To co-opt commanders into assuming responsibility for civilian welfare, aid agencies have established systems that presume commander concern for welfare & reinforce involvement in peoples lives."

- CHOICES: ETHICAL QUANDRIES WHICH ABOUND IN HUMANITARIAN ASSISTANCE are explored in "Hard Choices: Moral Dilemmas in Humanitarian Intervention", a late-1998 anthology edited by Jonathan Moore, Published by Rowman and Littlefield, & under the auspices of the Intl. Comm of the Red Cross. 18 contributors describe jarring moral differences in different settings: how words often don't measure up to deeds. Mohamed Sahnoun argues that while an intl military presence may become necessary in many crises, humanitarian organizations should be consulted in drawing up the military's directives. Ian Martin writes on the aftermath of the Rwandan genocide: "The international community failed to play adequately the part in the pursuit of impartial justice that it claimed for itself. The early history of the Intl Criminal Tribunal for Rwanda was a shameful failure of commitment & competence.

The new Rwanda needed both more assistance, and more criticism than it received, and only a willingness to deliver the former would have made the latter morally and politically acceptable." Rony Brauman recounts the stormy debates among non-profits working in crisis zones, each with a distinct view about how best to weigh politics, neutrality, immediate humanitarian needs, and long-term conflict resolution needs. As 1 example he refers to MSF's decision to not work in Khmer Rouge camps as the "Khmer Rouge ideology did not leave any room for humanitarian activity & precluded the possibility of extending any aid worthy of the name to those who needed it." Yet MSF was also averse to working through Phnom Penh: "the aid sent to Cambodia was not reaching the population but passing directly into the hands of the Vietnamese authorities." Bauman also notes the dilemma of working in war-torn Bosnia where the surviving populations were often the victors "guilty of ethnic cleansing" or where access to vulnerable enclaves depended on paying off Serb authorities.

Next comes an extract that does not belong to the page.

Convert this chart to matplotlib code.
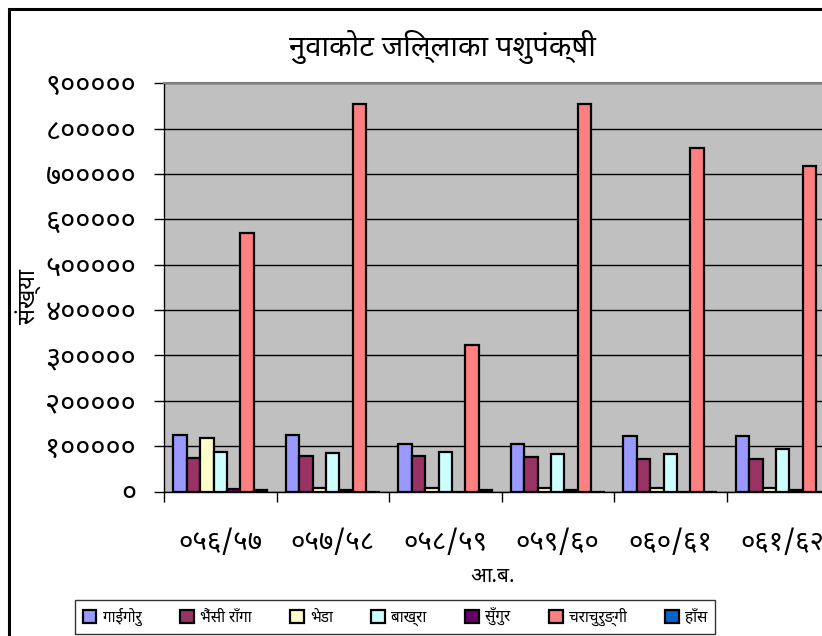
import numpy as np
import matplotlib
matplotlib.use("Agg")
import matplotlib.pyplot as plt
from matplotlib import font_manager
from matplotlib.ft2font import FT2Font
from matplotlib.patches import Rectangle

# ---------------- data ----------------
years = ["०५६/५७", "०५७/५८", "०५८/५९", "०५९/६०", "०६०/६१", "०६१/६२"]
series_names = ["गाईगोरु", "भैंसी राँगा", "भेडा", "बाख्रा", "सुँगुर", "चराचुरुङ्गी", "हाँस"]
cattle  = [125000, 125000, 104000, 104000, 123000, 123000]
buffalo = [74000, 78000, 78000, 77000, 72000, 72000]
sheep   = [119000, 7000, 7000, 8000, 7000, 7000]
goat    = [88000, 84000, 88000, 83000, 83000, 93000]
pig     = [5000, 3000, 0, 3000, 0, 3000]
poultry = [570000, 855000, 323000, 855000, 758000, 717000]
duck    = [4000, 0, 3000, 0, 0, 0]
ytick_values = [0, 100000, 200000, 300000, 400000, 500000, 600000, 700000, 800000, 900000]
ytick_labels = ["०", "१०००००", "२०००००", "३०००००", "४०००००", "५०००००",
                "६०००००", "७०००००", "८०००००", "९०००००"]
title_text = "नुवाकोट जिल्लाका पशुपंक्षी"
xlabel_text = "आ.ब."
ylabel_text = "संख्या"

series_values = [cattle, buffalo, sheep, goat, pig, poultry, duck]
colors = ["#9999FF", "#993366", "#FFFFCC", "#CCFFFF", "#660066", "#FF8080", "#0066CC"]

# ---------------- fonts ----------------
def find_font(ch):
    preferred = ["Noto Sans Devanagari", "Lohit Devanagari", "FreeSans", "Mukta",
                 "Noto Serif Devanagari", "Kalimati", "Mangal"]
    found = []
    seen = set()
    for f in font_manager.fontManager.ttflist:
        if f.fname in seen:
            continue
        seen.add(f.fname)
        try:
            ft = FT2Font(f.fname)
            if ord(ch) in ft.get_charmap():
                found.append(f.name)
        except Exception:
            pass
    for p in preferred:
        if p in found:
            return p
    return found[0] if found else None

deva = find_font("न")
fam = [deva, "DejaVu Sans"] if deva else ["DejaVu Sans"]
plt.rcParams["font.family"] = fam

# ---------------- figure ----------------
W, H = 822, 636
fig = plt.figure(figsize=(W / 100, H / 100), dpi=100)
fig.patch.set_facecolor("white")

left_px, right_px, top_px, bot_px = 164, 839, 83.3, 491.5
ax = fig.add_axes([left_px / W, 1 - bot_px / H, (right_px - left_px) / W, (bot_px - top_px) / H])
ax.set_facecolor("#C0C0C0")

n_cat = len(years)
n_ser = len(series_values)
bw = 0.119
x = np.arange(n_cat)
for i, (vals, c, name) in enumerate(zip(series_values, colors, series_names)):
    off = (i - (n_ser - 1) / 2) * bw
    ax.bar(x + off, vals, width=bw, color=c, edgecolor="black", linewidth=1.6,
           label=name, zorder=3)

ax.set_xlim(-0.5, n_cat - 0.5)
ax.set_ylim(0, 900000)
ax.set_yticks(ytick_values)
ax.set_yticklabels(ytick_labels, fontsize=21)
ax.set_xticks(x)
ax.set_xticklabels(years, fontsize=20)
ax.tick_params(axis="x", which="major", length=0, pad=27)
ax.set_xticks(np.arange(n_cat + 1) - 0.5, minor=True)
ax.tick_params(axis="x", which="minor", length=7, width=1, color="black", direction="out")
ax.tick_params(axis="y", length=7, width=1, color="black", direction="out", pad=13)
ax.yaxis.grid(True, color="black", linewidth=1.0, zorder=1)
ax.set_axisbelow(True)

for s in ["top", "right"]:
    ax.spines[s].set_color("#808080")
    ax.spines[s].set_linewidth(1.5)
ax.spines["left"].set_color("black")
ax.spines["bottom"].set_color("black")
ax.spines["left"].set_linewidth(1.0)
ax.spines["bottom"].set_linewidth(1.0)

ax.set_xlabel(xlabel_text, fontsize=15, fontweight="bold")
ax.xaxis.set_label_coords((493 - left_px) / (right_px - left_px), -(566 - bot_px) / (bot_px - top_px))
ax.set_ylabel(ylabel_text, fontsize=17, fontweight="bold")
ax.yaxis.set_label_coords(-(164 - 42) / (right_px - left_px), (bot_px - 297) / (bot_px - top_px))

fig.text(442 / W, 1 - 47 / H, title_text, fontsize=21, fontweight="bold",
         ha="center", va="center")

# chart border
fig.patches.append(Rectangle((9 / W, -0.2), 1.2, 1.2 - 9 / H, transform=fig.transFigure,
                             fill=False, edgecolor="black", linewidth=2.2, clip_on=False))

leg = fig.legend(loc="upper left", bbox_to_anchor=(75 / W, 1 - 600 / H - 0.05, 640 / W, 0.05),
                 mode="expand", ncol=7, fontsize=11, frameon=True, fancybox=False,
                 edgecolor="black", handlelength=0.9, handleheight=0.9,
                 handletextpad=0.4, columnspacing=0.8, borderaxespad=0, borderpad=0.5)
leg.get_frame().set_linewidth(1.0)

fig.savefig("out.png", dpi=100)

He concludes "humanitarian action can easily be turned against their objectives. Humanitarian organizations - failing to rebel against sentimental conformism and to resist the lures of marketing - tend simply to go through the motions, reducing their operations to logistic deployment accompanied by pious slogans."

- U.S. CASUALTIES: FATEFUL GUN BATTLE IN MOGADISHU, SOMALIA, OCT 1993, that helped decrease US level of tolerance for casualties in overseas interventions is recounted in "Black Hawk Down" a new best-seller by journalist Mark Bowden (1999 NY: Atlantic Monthly Press). Bowden tells the story of the US Rangers efforts to capture war criminal Gen. Aideed, but who were, themselves, trapped by heavy fire in a 3 city-block area, waiting a delayed rescue by UN troops. Little broader context is given of events in Somalia, except to frame the single battle: "They knew the best way to hurt Americans was to shoot down a helicopter; helicopters were a symbol of UN power and Somali helplessness. To Aidid's fighters, the Rangers' weakness was apparent. They were not willing to die."